Direction:
Which lines run from the first one up to and including the one with "0.2, 0.25, 0.3]"? Print exactly those.

Data listing:
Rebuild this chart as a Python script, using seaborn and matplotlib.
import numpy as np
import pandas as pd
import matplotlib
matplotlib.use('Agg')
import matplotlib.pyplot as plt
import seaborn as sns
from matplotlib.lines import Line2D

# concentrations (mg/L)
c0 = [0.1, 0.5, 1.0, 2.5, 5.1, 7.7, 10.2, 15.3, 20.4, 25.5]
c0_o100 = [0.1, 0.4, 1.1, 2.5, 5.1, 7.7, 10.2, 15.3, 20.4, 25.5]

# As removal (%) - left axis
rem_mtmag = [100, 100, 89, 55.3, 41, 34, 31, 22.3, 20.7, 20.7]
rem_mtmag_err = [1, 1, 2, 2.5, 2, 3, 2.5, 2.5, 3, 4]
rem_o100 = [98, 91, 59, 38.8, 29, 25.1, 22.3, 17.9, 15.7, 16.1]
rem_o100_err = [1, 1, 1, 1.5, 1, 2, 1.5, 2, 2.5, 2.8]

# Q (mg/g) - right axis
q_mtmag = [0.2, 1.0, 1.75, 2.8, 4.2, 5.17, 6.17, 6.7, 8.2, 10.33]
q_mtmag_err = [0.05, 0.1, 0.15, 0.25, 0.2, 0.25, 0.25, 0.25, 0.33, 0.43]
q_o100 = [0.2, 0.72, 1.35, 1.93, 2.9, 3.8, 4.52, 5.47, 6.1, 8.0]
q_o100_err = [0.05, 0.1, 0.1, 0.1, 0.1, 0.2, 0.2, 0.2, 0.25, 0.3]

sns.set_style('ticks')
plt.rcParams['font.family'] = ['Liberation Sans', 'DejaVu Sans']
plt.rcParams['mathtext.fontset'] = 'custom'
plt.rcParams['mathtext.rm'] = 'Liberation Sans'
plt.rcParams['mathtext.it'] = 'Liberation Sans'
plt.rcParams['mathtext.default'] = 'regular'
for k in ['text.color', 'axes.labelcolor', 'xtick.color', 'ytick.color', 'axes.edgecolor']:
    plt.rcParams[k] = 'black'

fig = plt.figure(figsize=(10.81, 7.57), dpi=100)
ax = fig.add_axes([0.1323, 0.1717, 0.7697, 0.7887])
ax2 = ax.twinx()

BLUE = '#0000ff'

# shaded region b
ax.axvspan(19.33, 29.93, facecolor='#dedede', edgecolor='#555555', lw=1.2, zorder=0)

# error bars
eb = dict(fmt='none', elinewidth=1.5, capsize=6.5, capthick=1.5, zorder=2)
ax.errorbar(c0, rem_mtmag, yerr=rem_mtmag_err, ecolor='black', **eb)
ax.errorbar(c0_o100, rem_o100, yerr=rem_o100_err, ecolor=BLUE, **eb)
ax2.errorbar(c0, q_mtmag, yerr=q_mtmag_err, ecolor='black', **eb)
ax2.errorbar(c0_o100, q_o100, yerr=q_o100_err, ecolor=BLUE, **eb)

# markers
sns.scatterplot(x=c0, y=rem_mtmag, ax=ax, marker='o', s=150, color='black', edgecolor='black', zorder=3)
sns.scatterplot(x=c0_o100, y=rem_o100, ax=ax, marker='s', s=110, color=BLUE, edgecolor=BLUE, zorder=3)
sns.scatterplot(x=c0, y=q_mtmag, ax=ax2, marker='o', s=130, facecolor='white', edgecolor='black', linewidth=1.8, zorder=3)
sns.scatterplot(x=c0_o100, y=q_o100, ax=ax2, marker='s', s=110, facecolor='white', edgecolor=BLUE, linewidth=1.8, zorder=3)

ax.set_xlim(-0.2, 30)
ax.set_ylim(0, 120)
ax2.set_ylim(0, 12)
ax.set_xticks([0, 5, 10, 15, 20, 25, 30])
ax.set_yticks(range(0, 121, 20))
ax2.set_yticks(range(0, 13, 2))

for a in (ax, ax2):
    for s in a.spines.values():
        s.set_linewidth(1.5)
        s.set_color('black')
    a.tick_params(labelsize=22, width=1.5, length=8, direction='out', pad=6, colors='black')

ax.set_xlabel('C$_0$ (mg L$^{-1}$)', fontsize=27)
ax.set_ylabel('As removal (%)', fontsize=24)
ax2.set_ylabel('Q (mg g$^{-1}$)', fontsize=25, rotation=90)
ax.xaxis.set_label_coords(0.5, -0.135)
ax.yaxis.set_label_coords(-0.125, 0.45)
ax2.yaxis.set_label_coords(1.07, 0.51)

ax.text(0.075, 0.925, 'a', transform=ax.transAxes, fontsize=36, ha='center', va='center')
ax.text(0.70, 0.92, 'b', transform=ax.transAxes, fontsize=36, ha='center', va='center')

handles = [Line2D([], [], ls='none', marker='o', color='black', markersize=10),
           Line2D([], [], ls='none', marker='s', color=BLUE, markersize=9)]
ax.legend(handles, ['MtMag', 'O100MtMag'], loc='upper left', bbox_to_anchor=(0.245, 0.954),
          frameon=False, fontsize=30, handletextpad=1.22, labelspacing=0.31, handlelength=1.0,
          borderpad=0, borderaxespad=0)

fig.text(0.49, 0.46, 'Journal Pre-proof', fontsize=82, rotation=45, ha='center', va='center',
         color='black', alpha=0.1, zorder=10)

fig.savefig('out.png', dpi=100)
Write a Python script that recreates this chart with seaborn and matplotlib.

Task result:
Rebuild this chart as a Python script, using seaborn and matplotlib.
import numpy as np
import pandas as pd
import matplotlib
matplotlib.use('Agg')
import matplotlib.pyplot as plt
import seaborn as sns
from matplotlib.lines import Line2D

# concentrations (mg/L)
c0 = [0.1, 0.5, 1.0, 2.5, 5.1, 7.7, 10.2, 15.3, 20.4, 25.5]
c0_o100 = [0.1, 0.4, 1.1, 2.5, 5.1, 7.7, 10.2, 15.3, 20.4, 25.5]

# As removal (%) - left axis
rem_mtmag = [100, 100, 89, 55.3, 41, 34, 31, 22.3, 20.7, 20.7]
rem_mtmag_err = [1, 1, 2, 2.5, 2, 3, 2.5, 2.5, 3, 4]
rem_o100 = [98, 91, 59, 38.8, 29, 25.1, 22.3, 17.9, 15.7, 16.1]
rem_o100_err = [1, 1, 1, 1.5, 1, 2, 1.5, 2, 2.5, 2.8]

# Q (mg/g) - right axis
q_mtmag = [0.2, 1.0, 1.75, 2.8, 4.2, 5.17, 6.17, 6.7, 8.2, 10.33]
q_mtmag_err = [0.05, 0.1, 0.15, 0.25, 0.2, 0.25, 0.25, 0.25, 0.33, 0.43]
q_o100 = [0.2, 0.72, 1.35, 1.93, 2.9, 3.8, 4.52, 5.47, 6.1, 8.0]
q_o100_err = [0.05, 0.1, 0.1, 0.1, 0.1, 0.2, 0.2, 0.2, 0.25, 0.3]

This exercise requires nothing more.